Other subsidies to be eliminated as part of the promise to developing countries include export credits, guarantees and insurance in excess of 180 days. These pertain essentially to the US, which provides 95 per cent of such global export measures.

In return, developing countries have agreed to a "high level of ambition for market access in agriculture and non-agriculture goods." The text links the market access in both areas, stating that the "ambition is to be achieved in a balanced and proportionate manner." This is what exactly the developed countries had been keenly looking forward, and this is where the developing countries gave in. Step by step, developed countries have been able to get more market access from the developing countries, without showing an equal reciprocation.

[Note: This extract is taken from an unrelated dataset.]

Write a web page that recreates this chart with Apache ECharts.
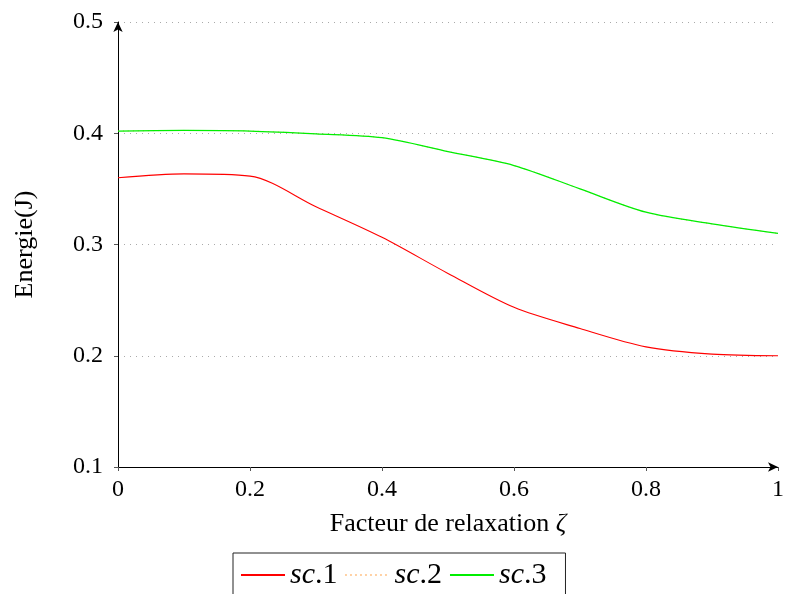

Another key "achievement" developing countries are touting is the promise of elimination of much-maligned US cotton subsidies. Let me first make it clear, it is not cotton subsidies that the US has promised to remove by 2006. It is the export subsidies on cotton that the US is willing to do away with. In reality, as some estimates show, it does not translate to more than $ 30 million, which is not even a drop in the ocean for American cotton growers. In any case, the US provides barely 1.4 per cent of the global export subsidies.

Let me explain. For the 20,000 cotton growers in America, it will be business as usual. In 2004, US cotton farmers got federal support to the tune of $ 4 billion, which means $ 10.1 million a day. In 2005, UN Human Development Report 2005 states the cotton growers were paid an additional $ 700 million thereby jacking up the total subsidy to reach a staggering figure of $ 4.7 billion. It is this huge subsidy support, much of it considered non-trade distorting that actually causes the global prices to slump. Indian cotton growers or for that matter cotton farmers in western Africa are thereby priced out of the international market.

The 'accepted' position taken at the WTO on direct payment programmes is one that favours the US and the EU. These subsidies are considered non-trade distorting. This was agreed much earlier at the time of Marrakesh Agreement in 1994.